Другой вариант – жизнь более внутренняя, чем внешняя, с чувствами, которые по возможности не афишируются, с умением ощущать другого так же отчётливо, как себя самого. Это существование потаённое, сокровенное. Оно редкостно и сродни таланту (поэтому Набоков не скрывает симпатии к своему пусть грешному, но вовсе не бездушному Бруно, – он из таких людей), однако в нём нет внешнего блеска, броскости, захватывающей силы (Аннелиза, человек с тонкой душой – почти ясновидящая, но чужое зрение фиксирует только её внешнюю невзрачность: «бледноволосая барышня, с бесцветными глазами и прыщиками на переносице» [Набоков 2006: 257]).
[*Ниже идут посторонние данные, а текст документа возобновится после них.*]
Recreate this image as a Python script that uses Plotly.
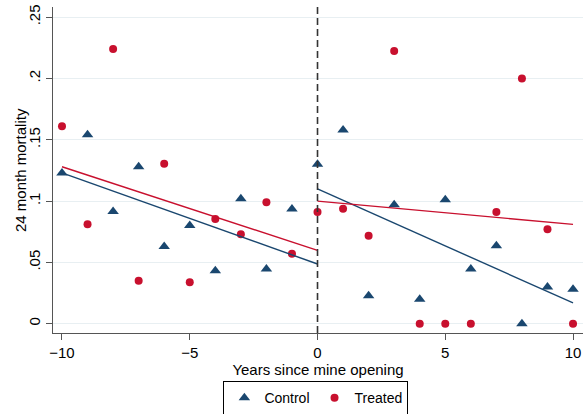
import plotly.graph_objects as go

years = list(range(-10, 11))
control = [0.123, 0.154, 0.0916, 0.128, 0.063, 0.080, 0.0432, 0.102, 0.0446, 0.0935, 0.130,
           0.158, 0.0228, 0.097, 0.020, 0.101, 0.0446, 0.0636, 0.0, 0.030, 0.028]
treated = [0.161, 0.081, 0.224, 0.035, 0.1305, 0.0337, 0.0854, 0.073, 0.099, 0.057, 0.091,
           0.0938, 0.0718, 0.2224, 0.0, 0.0, 0.0, 0.091, 0.200, 0.077, 0.0]

# Fitted lines (endpoints)
fit_pre_x = [-10, 0]
fit_post_x = [0, 10]
control_fit_pre = [0.123, 0.0487]
control_fit_post = [0.110, 0.0169]
treated_fit_pre = [0.128, 0.0598]
treated_fit_post = [0.100, 0.081]

y_ticks = [0, 0.05, 0.1, 0.15, 0.2, 0.25]
y_ticktext = ["0", ".05", ".1", ".15", ".2", ".25"]
x_ticks = [-10, -5, 0, 5, 10]

NAVY = "#1a476f"
RED = "#c8102e"
FONT = "Liberation Sans, Arial, sans-serif"

fig = go.Figure()

fig.add_trace(go.Scatter(x=years, y=control, mode="markers", name="Control", cliponaxis=False,
                         marker=dict(symbol="triangle-up", size=10, color=NAVY)))
fig.add_trace(go.Scatter(x=years, y=treated, mode="markers", name="Treated", cliponaxis=False,
                         marker=dict(symbol="circle", size=8, color=RED)))

for xs, ys, c in [(fit_pre_x, control_fit_pre, NAVY), (fit_post_x, control_fit_post, NAVY),
                  (fit_pre_x, treated_fit_pre, RED), (fit_post_x, treated_fit_post, RED)]:
    fig.add_trace(go.Scatter(x=xs, y=ys, mode="lines", showlegend=False,
                             line=dict(color=c, width=1.4)))

fig.add_shape(type="line", xref="x", yref="paper", x0=0, x1=0, y0=0, y1=1,
              line=dict(color="#333333", width=1.6, dash="7px,4px"))

fig.add_annotation(text="24 month mortality", textangle=-90, xref="paper", yref="paper",
                   x=0, y=0.5, xanchor="center", yanchor="middle", xshift=-33,
                   showarrow=False, font=dict(size=15))

fig.update_layout(
    width=583, height=414,
    margin=dict(l=53, r=0, t=7, b=81, autoexpand=False),
    paper_bgcolor="white", plot_bgcolor="white",
    font=dict(family=FONT, size=14, color="#000000"),
    showlegend=True,
    legend=dict(orientation="h", x=0.496, xanchor="center", y=-0.148, yanchor="top",
                bordercolor="#000000", borderwidth=1, font=dict(size=14),
                itemwidth=30, tracegroupgap=0),
    xaxis=dict(range=[-10.352, 10.39], tickvals=x_ticks, ticks="outside", ticklen=6,
               tickcolor="#555555", showline=True, linecolor="#555555", linewidth=1.2,
               showgrid=False, zeroline=False, automargin=False,
               title=dict(text="Years since mine opening", font=dict(size=15), standoff=4),
               tickfont=dict(size=15)),
    yaxis=dict(range=[-0.0076, 0.2583], tickvals=y_ticks, ticktext=y_ticktext,
               tickangle=-90, ticks="outside", ticklen=6, tickcolor="#555555",
               showline=True, linecolor="#555555", linewidth=1.2, automargin=False,
               showgrid=True, gridcolor="#e8eff2", gridwidth=1, zeroline=False,
               tickfont=dict(size=15)),
)

fig.write_html("out.html", config={"displayModeBar": False},
               post_script="document.body.style.margin='0';document.body.style.overflow='hidden';")
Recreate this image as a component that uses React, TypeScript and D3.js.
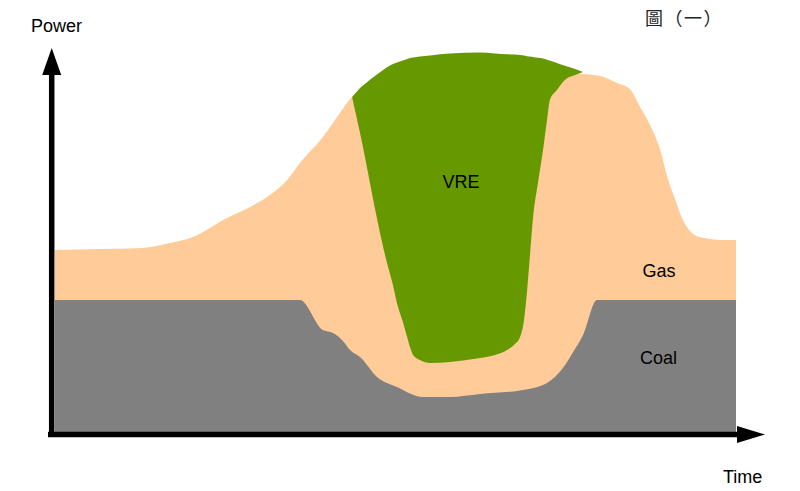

Конечно, Набоков использует различные киноприёмы – многоракурсность, быструю смену кадров и точек зрения, а также кинематографическую лексику, многочисленные отсылки к кинореальности – не только для того, чтобы сделать свой роман внешне кинематографичным. Неразрывно связанной с кинематографом оказывается и смысловая наполненность авторского высказывания. Так, главные герои, Магда и Бруно, воспринимают кино по-разному. Она – наивно, буквально, как желанный стиль существования, поэтому мечтает превратить свою жизнь в фильм (что ей отчасти и удаётся); Кречмар же, как утончённый искусствовед, сознаёт иллюзорность и наигранность происходящего в кадре, но, даже несмотря на это, изо всех сил стремится увидеть в банальных, низкопробных кинокартинах скрытую значительность. Эта потребность в нём не возвышенно-эстетическая, а эмоционально-душевная по своей природе: визуальное искусство для Бруно – источник радости, яркости, полноты жизни, которых ему так не хватает в реальности, и одновременно – путь к гибели. Живое, незаштампованное воображение делает его зависимым даже от низкосортной зрелищности, событийности и чувственности. Связав свою жизнь с Магдой, поддавшись смелым фантазиям, Кречмар попадает в ловушку – манящую, но пошлую и поверхностную обывательскую среду, которая таких, как он, глубоких и тонко чувствующих, привлекает и губит.

Литература

1. Мелетинский Елеазар. Культурный герой // Мифы народов мира. Энциклопедия. Электронное издание. М., 2008. – 1147 с.

2. Набоков Владимир. Камера Обскура // Русский период. Собрание сочинений в 5 томах. Том 3. СПб.: «Симпозиум», 2006. с. 250-393.